We must make sure that we pass only single cell value to MAP function for each element passed by MAP to LAMBDA in order to get all the elements of m X n array packed inside m no of Thunks by BYROW function. Each Thunk containing 1 X n array. Following formula takes care of this:
LET (THUNK, {1, 2, 3; 4, 5, 6}, BYROW (array, LAMBDA (x, LAMBDA (x))),
MAP (THUNK, LAMBDA (Elementθ, INDEX (Elementθ(), 1, COLUMN(A1)))))
You need to drag this formula around till you get all the elements of m X n array.
----------------------------------------------------------------------------------------------
Same is the case with MAKEARRAY. It can only return a single cell value for each (row, column) argument that it passes to LAMBDA. It cannot return n elements of 1 X n array (packed by BYROW into a single Thunk) for one (row, column) argument that it passes to LAMBDA hence following formula fails to spill second Thunk from a 2 X 1 array of Thunks (THUNK) containing two Thunks in a single column.
LET (THUNK, {1, 2, 3; 4, 5, 6}, BYROW (array, LAMBDA (x, LAMBDA (x))),
MAKEARRAY (2, 1, LAMBDA (m, n, INDEX (THUNK, m, n)()))).
We need to make sure that we return a single cell value to MAKEARRAY for each (row, column) argument that it passes to LAMBDA so that it will be able to return or spill that single value on sheet. This is taken care of by following formula:
LET (THUNK, {1, 2, 3; 4, 5, 6}, BYROW (array, LAMBDA (x, LAMBDA (x))),
MAKEARRAY (2, 3, LAMBDA (m, n, INDEX (INDEX (THUNK, m, 1)(), 1, n)))).

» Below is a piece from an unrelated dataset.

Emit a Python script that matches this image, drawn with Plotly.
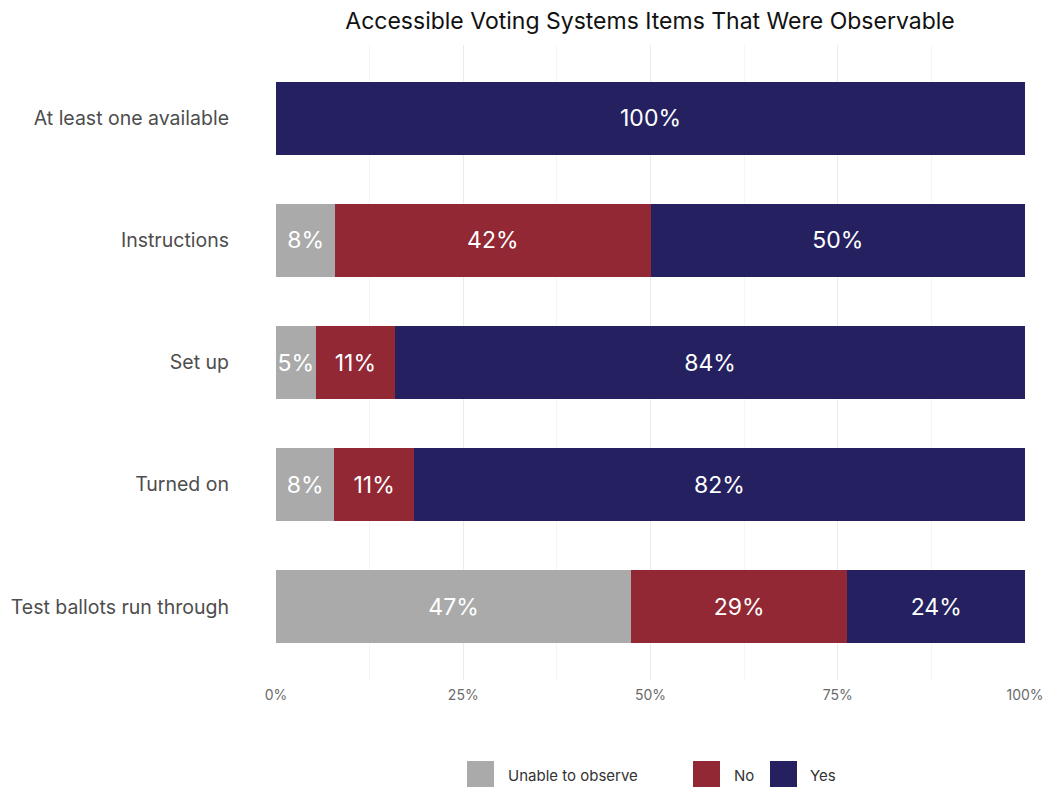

----------------------------------------------------------------------------------------------
Obviously as a renowned formula guru of this forum you must be cognizant about all this. I just wanted to post my comprehensions. Thanx very much for enlightening me about the concept of Thunk.
Jan 05 2024 03:58 PM
Sadly, I do not have any special insight concerning the problem. It might be no more than a case of Excel not recognising the compound data type 128 so long as there is a possibility that it might be an array 64. Only once INDEX has operated on the potential array does it become a scalar and show as a type 128, and so eligible to be treated as a lambda function.
The attached file uses recursive bisection to turn a row of thunks into an array of arrays using HSTACK (the data was scanned from a LinkedIn article, I will reference it if I find it again). It seems that a single index can b enough if Excel is expecting a row array, but I am not sure how long that has been the case!
= LET(
orderedByϑ, MAP(products, ThunkFilter),
names, MAPλ(orderedByϑ, LAMBDA(ϑ, ϑ())),
IFERROR(names, "")
)
ThunkFilterλ
= LAMBDA(FILTER(Customer, Order = item))
MAPλ
= LET(
n₀, COLUMNS(array),
n₁, QUOTIENT(n₀, 2),
n₂, n₀ - n₁,
A₁, TAKE(array, 1, n₁),
A₂, TAKE(array, 1, -n₂),
X₁, IF(n₁ > 1, MAPλ(A₁, FNλ), FNλ(INDEX(A₁, 1))),
X₂, IF(n₂ > 1, MAPλ(A₂, FNλ), FNλ(INDEX(A₂, 1))),
HSTACK(X₁, X₂)
)
Note: I should expand the MAPλ code to bisect by row as well as by column and accept multiple arguments, but that is a task for another day!